Cowboys owner and G.M. Jerry Jones seems to be more interested in his team’s profile and profitability than its trophy case. However, Jones also seems to realize that reduced training-camp attendance in 2024 traces to nearly 30 years of failing to get past the divisional round of the playoffs.

We all know what the issue is here,” Jones said, via Calvin Watkins of the Dallas Morning News. “Our [lack of] success in the postseason. We haven’t had it. We know that. Our fans know that. Everybody knows it. These players know it. [Coach] Mike [McCarthy] knows it. His staff knows it. That’s the elephant in the room. We got to go take the next step and we haven’t done that, and until we do it there will be frustration.”

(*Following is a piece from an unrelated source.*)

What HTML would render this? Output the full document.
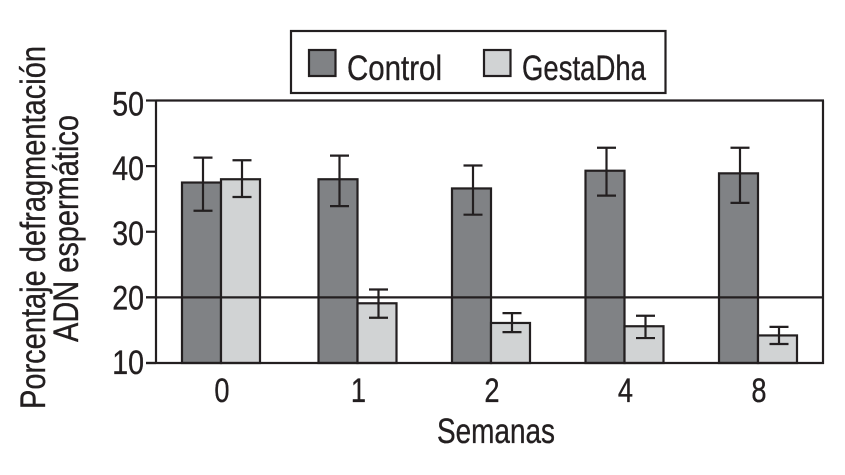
<!DOCTYPE html>
<html lang="es">
<head>
<meta charset="utf-8">
<title>Porcentaje de fragmentación ADN espermático</title>
<style>
html,body{margin:0;padding:0;background:#fff;}
svg{display:block;}
text{font-family:"Liberation Sans",sans-serif;fill:#231f20;stroke:#231f20;stroke-width:0.35px;}
</style>
</head>
<body>
<svg id="chart" xmlns="http://www.w3.org/2000/svg" width="845" height="475" viewBox="0 0 845 475">
  <rect x="291" y="31" width="374.5" height="62" fill="#fff" stroke="#231f20" stroke-width="2.2"/>
  <rect x="309" y="50" width="26.5" height="26" fill="#808285" stroke="#231f20" stroke-width="2.2"/>
  <text x="347" y="80" font-size="35" textLength="95" lengthAdjust="spacingAndGlyphs">Control</text>
  <rect x="484" y="50" width="26.5" height="26" fill="#d1d3d4" stroke="#231f20" stroke-width="2.2"/>
  <text x="522" y="80" font-size="35" textLength="124" lengthAdjust="spacingAndGlyphs">GestaDha</text>
  <text transform="translate(45,409) rotate(-90)" font-size="35" textLength="363" lengthAdjust="spacingAndGlyphs">Porcentaje defragmentación</text>
  <text transform="translate(78,342) rotate(-90)" font-size="35" textLength="227" lengthAdjust="spacingAndGlyphs">ADN espermático</text>
  <text x="437" y="443" font-size="35" textLength="118" lengthAdjust="spacingAndGlyphs">Semanas</text>
  <g id="bars"></g>
  <g id="axes"></g>
  <g id="errors"></g>
  <g id="labels"></g>
</svg>
<script>
const categories = ['0', '1', '2', '4', '8'];
const controlValues = [37.5, 38.0, 36.6, 39.3, 38.9];
const gestaValues = [38.0, 19.1, 16.1, 15.6, 14.2];
const controlHigh = [41.3, 41.6, 40.1, 42.8, 42.8];
const controlLow = [33.2, 33.9, 32.6, 35.5, 34.4];
const gestaHigh = [40.9, 21.2, 17.6, 17.2, 15.5];
const gestaLow = [35.3, 16.9, 14.7, 13.8, 12.9];
const yTicks = [10, 20, 30, 40, 50];
const referenceValue = 20;

const NS = 'http://www.w3.org/2000/svg';
const INK = '#231f20';
const plotLeft = 156, plotRight = 823, tickLeft = 146;
const barWidth = 39, capHalf = 9.5;

function yScale(v) { return 363 - (v - 10) * 6.5625; }
function xCenter(i) { return i === 0 ? 221 : 224 + i * 133.5; }
function make(tag, parent) {
  const n = document.createElementNS(NS, tag);
  parent.appendChild(n);
  return n;
}
function setAll(n, attrs) {
  Object.keys(attrs).forEach(function (k) { n.setAttribute(k, attrs[k]); });
}

const barsG = document.getElementById('bars');
const axesG = document.getElementById('axes');
const errorsG = document.getElementById('errors');
const labelsG = document.getElementById('labels');

function drawBar(x, value, fill, name) {
  const el = make('rect', barsG);
  
  
  setAll(el, { x: x, y: yScale(value), width: barWidth, height: 363 - yScale(value), fill: fill, stroke: INK, 'stroke-width': 2.2 });
}
function drawLine(parent, x1, y1, x2, y2, name) {
  const el = make('line', parent);
  
  
  setAll(el, { x1: x1, y1: y1, x2: x2, y2: y2, stroke: INK, 'stroke-width': 2.2 });
}
function drawError(x, high, low, name) {
  drawLine(errorsG, x, yScale(high), x, yScale(low), name + '-stem');
  drawLine(errorsG, x - capHalf, yScale(high), x + capHalf, yScale(high), name + '-cap-high');
  drawLine(errorsG, x - capHalf, yScale(low), x + capHalf, yScale(low), name + '-cap-low');
}

categories.forEach(function (c, i) {
  const cx = xCenter(i);
  drawBar(cx - barWidth, controlValues[i], '#808285', 'bar-control-week-' + c);
  drawBar(cx, gestaValues[i], '#d1d3d4', 'bar-gestadha-week-' + c);
  drawError(cx - barWidth / 2 + 1.5, controlHigh[i], controlLow[i], 'error-control-week-' + c);
  drawError(cx + barWidth / 2 + 1.5, gestaHigh[i], gestaLow[i], 'error-gestadha-week-' + c);

  const label = make('text', labelsG);
  
  
  setAll(label, { transform: 'translate(' + (cx + 1) + ',402) scale(0.8,1)', 'text-anchor': 'middle', 'font-size': 34 });
  label.textContent = c;
});

drawLine(axesG, plotLeft, yScale(50), plotRight + 1, yScale(50), 'plot-top-border');
drawLine(axesG, plotRight, yScale(50), plotRight, 364, 'plot-right-border');
drawLine(axesG, plotLeft, yScale(50), plotLeft, 364, 'y-axis-line');
drawLine(axesG, tickLeft, 363, plotRight + 1, 363, 'x-axis-line');
drawLine(axesG, tickLeft, yScale(referenceValue), plotRight, yScale(referenceValue), 'reference-line-20');

yTicks.forEach(function (t) {
  drawLine(axesG, tickLeft, yScale(t), plotLeft, yScale(t), 'y-tick-' + t);
  const label = make('text', labelsG);
  
  
  const baseline = yScale(t) + 11 + (t - 10) * 0.1;
  setAll(label, { transform: 'translate(144,' + baseline + ') scale(0.84,1)', 'text-anchor': 'end', 'font-size': 34 });
  label.textContent = String(t);
});
</script>
</body>
</html>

Cowboys executive V.P. Stephen Jones echoed that sentiment. “At the end of the day, this is all about, as Jerry said, that last game,” Stephen Jones told Watkins. “It’s our postseason success. No one is more frustrated than we are and they wouldn’t be great fans if they weren’t frustrated, with the [lack] of success we had in the postseason. It’s been duly respected in terms of what their frustration is. The good news is you don’t want them not to care. And they do care.”

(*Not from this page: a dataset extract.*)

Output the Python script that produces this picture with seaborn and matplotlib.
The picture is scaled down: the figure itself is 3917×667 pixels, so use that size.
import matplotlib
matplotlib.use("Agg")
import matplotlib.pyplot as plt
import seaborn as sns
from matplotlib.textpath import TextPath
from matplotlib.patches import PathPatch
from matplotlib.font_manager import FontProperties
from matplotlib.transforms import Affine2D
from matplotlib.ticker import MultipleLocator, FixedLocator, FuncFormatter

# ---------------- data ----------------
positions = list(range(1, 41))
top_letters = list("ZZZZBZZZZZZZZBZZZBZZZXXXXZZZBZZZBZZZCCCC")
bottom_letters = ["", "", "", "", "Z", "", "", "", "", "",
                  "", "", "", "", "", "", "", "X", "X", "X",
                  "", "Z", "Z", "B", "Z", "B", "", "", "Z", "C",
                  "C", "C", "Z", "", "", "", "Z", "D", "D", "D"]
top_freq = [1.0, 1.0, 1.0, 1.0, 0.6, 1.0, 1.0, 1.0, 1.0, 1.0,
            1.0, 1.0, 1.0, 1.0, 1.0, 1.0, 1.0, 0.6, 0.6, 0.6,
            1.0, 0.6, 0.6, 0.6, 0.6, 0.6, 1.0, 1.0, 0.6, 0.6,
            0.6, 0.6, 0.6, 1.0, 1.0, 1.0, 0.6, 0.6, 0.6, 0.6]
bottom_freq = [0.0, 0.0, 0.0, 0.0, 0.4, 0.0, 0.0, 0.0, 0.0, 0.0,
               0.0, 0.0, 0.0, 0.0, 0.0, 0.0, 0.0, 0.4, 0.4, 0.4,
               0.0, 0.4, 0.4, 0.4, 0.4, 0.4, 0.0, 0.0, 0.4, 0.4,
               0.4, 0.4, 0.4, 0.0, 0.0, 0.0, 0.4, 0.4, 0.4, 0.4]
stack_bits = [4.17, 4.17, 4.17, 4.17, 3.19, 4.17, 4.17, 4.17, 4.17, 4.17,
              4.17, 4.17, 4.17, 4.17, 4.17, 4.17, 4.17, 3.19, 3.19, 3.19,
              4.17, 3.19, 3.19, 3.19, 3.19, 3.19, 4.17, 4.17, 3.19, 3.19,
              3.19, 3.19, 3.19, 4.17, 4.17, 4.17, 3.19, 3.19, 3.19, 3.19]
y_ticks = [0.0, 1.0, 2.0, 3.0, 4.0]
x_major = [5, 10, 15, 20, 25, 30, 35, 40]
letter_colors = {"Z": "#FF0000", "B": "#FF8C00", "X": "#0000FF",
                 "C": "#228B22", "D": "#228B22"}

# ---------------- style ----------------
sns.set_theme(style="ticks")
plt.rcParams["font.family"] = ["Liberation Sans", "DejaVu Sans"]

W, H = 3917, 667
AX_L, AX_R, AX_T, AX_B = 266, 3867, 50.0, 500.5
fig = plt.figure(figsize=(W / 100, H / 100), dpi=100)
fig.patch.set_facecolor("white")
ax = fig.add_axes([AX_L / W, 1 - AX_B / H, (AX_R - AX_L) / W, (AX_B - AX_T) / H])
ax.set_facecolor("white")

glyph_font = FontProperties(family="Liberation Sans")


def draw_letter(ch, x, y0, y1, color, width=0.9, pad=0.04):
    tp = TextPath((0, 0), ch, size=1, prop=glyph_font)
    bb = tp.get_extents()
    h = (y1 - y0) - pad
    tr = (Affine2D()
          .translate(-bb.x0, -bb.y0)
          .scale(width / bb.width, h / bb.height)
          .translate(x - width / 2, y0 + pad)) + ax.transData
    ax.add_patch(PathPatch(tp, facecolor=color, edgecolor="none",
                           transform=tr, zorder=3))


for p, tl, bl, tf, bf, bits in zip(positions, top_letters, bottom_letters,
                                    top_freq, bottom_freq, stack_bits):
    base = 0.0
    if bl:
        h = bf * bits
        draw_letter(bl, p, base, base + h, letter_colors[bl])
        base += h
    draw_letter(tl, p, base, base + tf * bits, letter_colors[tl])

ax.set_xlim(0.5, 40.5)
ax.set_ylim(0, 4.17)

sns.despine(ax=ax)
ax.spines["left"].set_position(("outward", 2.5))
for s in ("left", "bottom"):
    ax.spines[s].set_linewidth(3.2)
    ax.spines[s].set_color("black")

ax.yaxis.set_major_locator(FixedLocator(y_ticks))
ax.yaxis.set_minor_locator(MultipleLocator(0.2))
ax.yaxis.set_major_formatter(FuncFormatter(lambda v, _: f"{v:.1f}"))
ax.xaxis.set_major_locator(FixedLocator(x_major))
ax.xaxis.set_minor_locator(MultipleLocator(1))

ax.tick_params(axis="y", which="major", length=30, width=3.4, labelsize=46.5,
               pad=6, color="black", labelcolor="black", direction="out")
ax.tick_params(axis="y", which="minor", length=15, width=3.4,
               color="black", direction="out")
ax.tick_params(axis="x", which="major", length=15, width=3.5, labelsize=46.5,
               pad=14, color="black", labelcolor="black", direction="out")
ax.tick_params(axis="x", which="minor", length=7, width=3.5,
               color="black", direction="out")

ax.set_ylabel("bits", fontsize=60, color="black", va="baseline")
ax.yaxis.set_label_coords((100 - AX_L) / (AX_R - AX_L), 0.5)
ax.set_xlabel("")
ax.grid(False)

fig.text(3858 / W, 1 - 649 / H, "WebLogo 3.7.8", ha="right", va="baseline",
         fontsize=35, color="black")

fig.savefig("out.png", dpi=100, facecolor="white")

But do the Cowboys care enough to change it? They couldn’t go “all-in” this year because they failed to resolve on a timely basis contract issues with receiver CeeDee Lamb, quarterback Dak Prescott, and linebacker Micah Parsons. And that happened in large part because, frankly, Jerry is a little cheap. Or a lot cheap.

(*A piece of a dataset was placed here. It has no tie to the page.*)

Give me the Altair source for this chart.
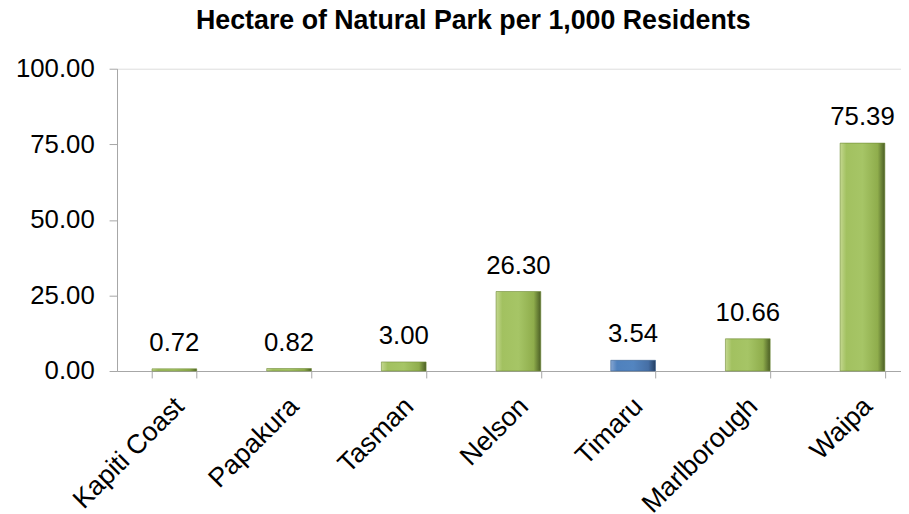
import altair as alt
import pandas as pd

regions = ["Kapiti Coast", "Papakura", "Tasman", "Nelson", "Timaru", "Marlborough", "Waipa"]
hectares = [0.72, 0.82, 3.00, 26.30, 3.54, 10.66, 75.39]
highlight = ["Timaru"]
y_ticks = [0, 25, 50, 75, 100]
title_text = "Hectare of Natural Park per 1,000 Residents"

df = pd.DataFrame({
    "region": regions,
    "value": hectares,
    "label": [f"{v:.2f}" for v in hectares],
    "group": ["blue" if r in highlight else "green" for r in regions],
})

FONT = "Liberation Sans"

green_fill = alt.LinearGradient(
    gradient="linear", x1=0, y1=0, x2=1, y2=0,
    stops=[
        alt.GradientStop(offset=0, color="#c4d88f"),
        alt.GradientStop(offset=0.14, color="#a2c160"),
        alt.GradientStop(offset=0.5, color="#a6c566"),
        alt.GradientStop(offset=0.84, color="#8fad4c"),
        alt.GradientStop(offset=1, color="#4b5e25"),
    ],
)
blue_fill = alt.LinearGradient(
    gradient="linear", x1=0, y1=0, x2=1, y2=0,
    stops=[
        alt.GradientStop(offset=0, color="#86a6d2"),
        alt.GradientStop(offset=0.14, color="#4f81bd"),
        alt.GradientStop(offset=0.5, color="#5385c0"),
        alt.GradientStop(offset=0.84, color="#466fa5"),
        alt.GradientStop(offset=1, color="#243f63"),
    ],
)

x_enc = alt.X(
    "region:N", sort=regions, title=None,
    scale=alt.Scale(range=[0, 810], paddingInner=0.61, paddingOuter=0.305),
    axis=alt.Axis(
        labelAngle=-45, labelFont=FONT, labelFontSize=27, labelColor="#000000",
        labelPadding=15, labelOffset=-4, tickSize=7, tickBand="extent",
        tickColor="#a6a6a6", domainColor="#a6a6a6", grid=False,
    ),
)
y_enc = alt.Y(
    "value:Q", title=None,
    scale=alt.Scale(domain=[0, 100], nice=False),
    axis=alt.Axis(
        values=y_ticks, format=".2f", labelFont=FONT, labelFontSize=26,
        labelColor="#000000", labelPadding=15, tickSize=8, tickColor="#a6a6a6",
        domainColor="#a6a6a6", grid=False,
    ),
)

base = alt.Chart(df)

green_bars = base.transform_filter(alt.datum.group == "green").mark_bar(
    color=green_fill, stroke="#6f8a36", strokeWidth=0.6
).encode(x=x_enc, y=y_enc)

blue_bars = base.transform_filter(alt.datum.group == "blue").mark_bar(
    color=blue_fill, stroke="#3a6190", strokeWidth=0.6
).encode(x=x_enc, y=y_enc)

labels = base.mark_text(
    baseline="alphabetic", dy=-18, font=FONT, fontSize=26, color="#000000"
).encode(x=x_enc, y=y_enc, text="label:N")

chart = alt.layer(green_bars, blue_bars, labels).properties(
    width=791,
    height=305,
    autosize=alt.AutoSizeParams(type="none"),
    padding={"left": 110, "top": 59, "right": 0, "bottom": 142},
    title=alt.TitleParams(
        text=title_text, font=FONT, fontSize=27, fontWeight="bold",
        color="#000000", anchor="middle", frame="group", dx=-36, offset=21,
    ),
).configure_view(stroke=None).configure(background="white")

chart.save("out.html", embed_options={"renderer": "svg", "actions": False})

And the fans are getting restless. As evidenced by the lack of fans at training camp in Oxnard, California.

“I too have seen some afternoons when they weren’t totally full out here,” Jerry said. “But I know this from the standpoint of the traffic jams out here and the miles and miles of trying to get in [parking lots] that looks like you’re going to come out here and [see] 100,000 people [in the stands]. But just so much what’s going on here hasn’t been something that should concern us.”

It won’t truly concern Jerry until he sees large swaths of empty seats at AT&T Stadium or Cowboys games suddenly drawing lower ratings than they once did. And he probably believes that won’t happen.

Why would it? They’ve struggled to succeed in the postseason since 1995. And they’re still America’s Team. And they’ll continue to be America’s Team.